Friday, September 12, 2008

Esquire's Ink goes Electronic


It is a well established fact that our vices tend to drive technology. Some may put it another way and say that gambling and pornography are at the forefront of technology and its early adoption and exploitation. It was therefore interesting to stumble across the ‘top shelf’ Esquire magazine’s October 75th Anniversary issue, to discover that they had published an experimental limited-edition, featuring an electronic ink front cover.

On the cover is a flexible dynamic display used for showing an attention grabbing cover as well as an animated advertisement on the inside. So we now have flexible eink being used alongside, or inside traditional print.

Because the covers were assembled in Mexico they had to be transported by refrigerated trucks to help preserve battery life, which erodes in extreme heat. Once in Mexico, a hundred-thousand-plus covers arewere assembled by hand, with a thin layer of protective foam being used to protect the electronics.The completed covers were then shipped to the company’s printers in Kentucky and using a rig specially created for this issue, machines bounded the hand-assembled covers to the rest of the magazine. The issue was then shipped to newsstands across the U.S.

There are instructions on how to; recycle the edition, what to do if your cover isn’t flashing, (the connotations of which for Esquire buyers is unprintable!), and instructions on who to email if you can find ways to hack the screen, or do other geeky stuff. The technology itself is relatively cheap being reported at $2.00 for the animated cover.

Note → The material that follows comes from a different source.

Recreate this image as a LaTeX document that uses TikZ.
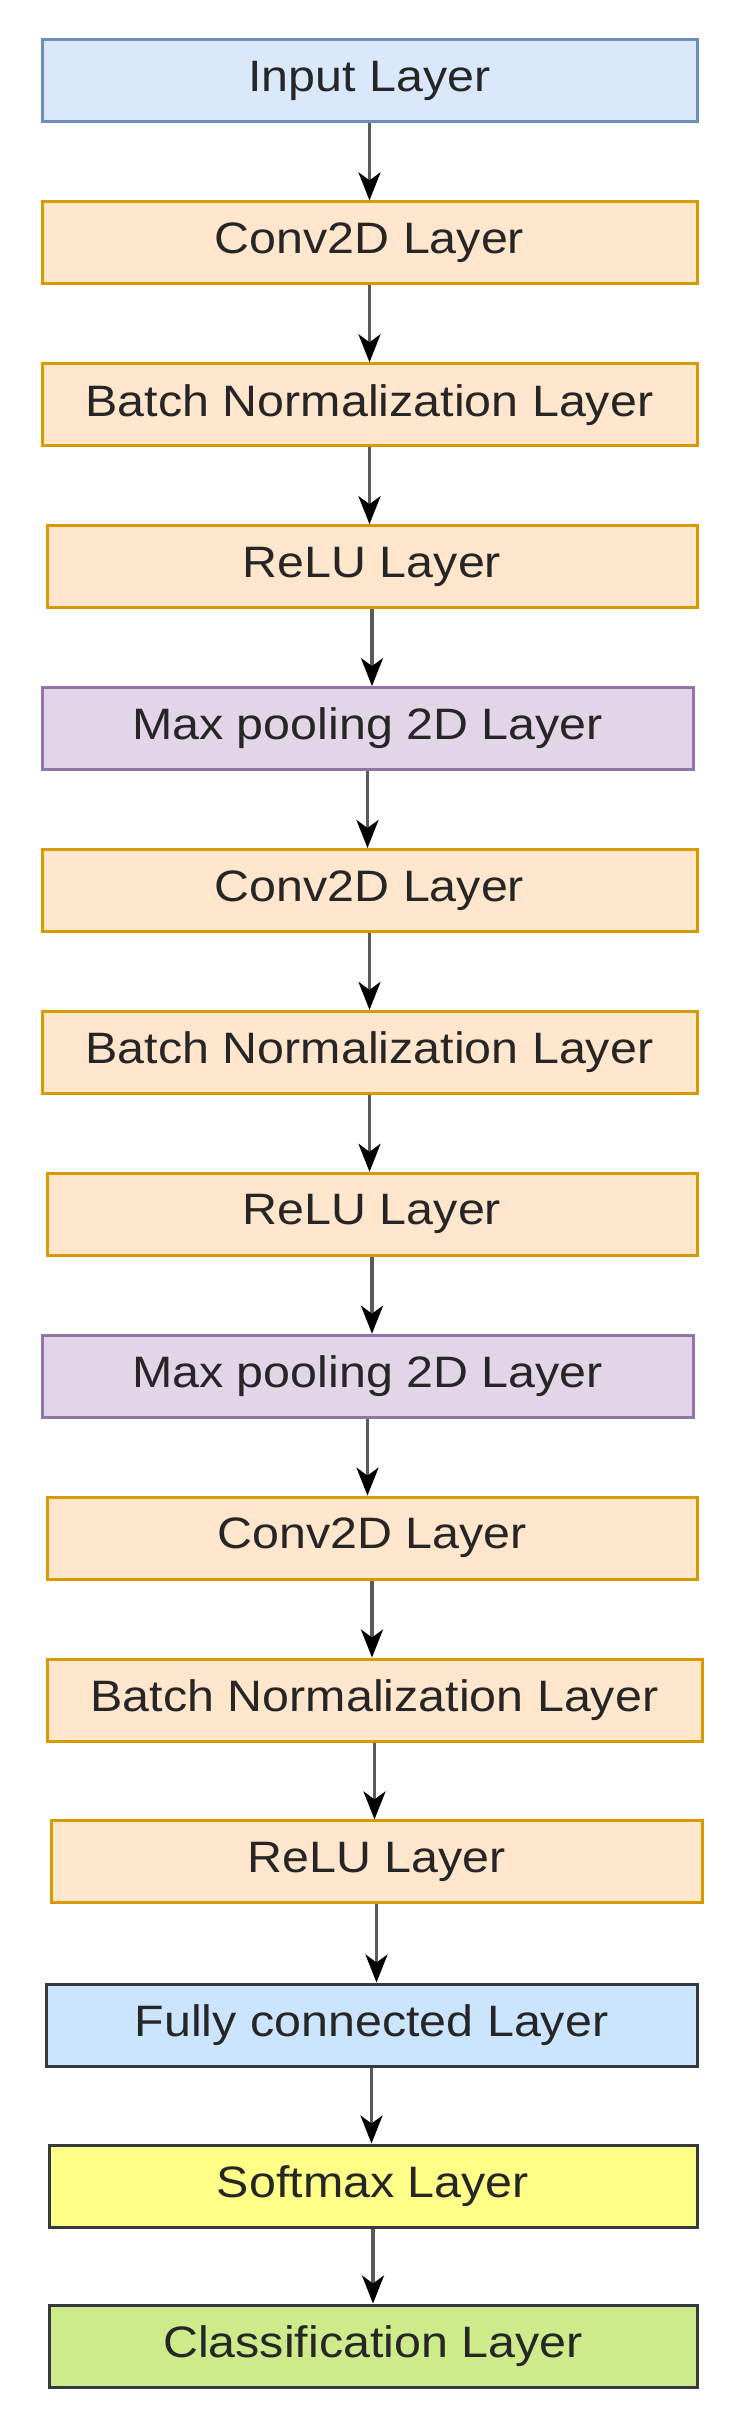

Does this mean that we’ll have another form of digital magazine in the market and one that is 'half and half'? Will this model wrestle those advertising dollars back from online or speed them towards it?

Who pays? Today, we have to shell out loads of cash to get an ebook reader which we all know has a limited life expectancy and where content storage and its retrieval may prove problematic in the future. We have long said that the online model makes most sense in today’s always online world and perhaps this half and half retains that novelty that can keep magazines alive, at no addition cost to the reader and live alongside online?

Does this mean we now all have to watch those top shelves to see what’s happening digitally?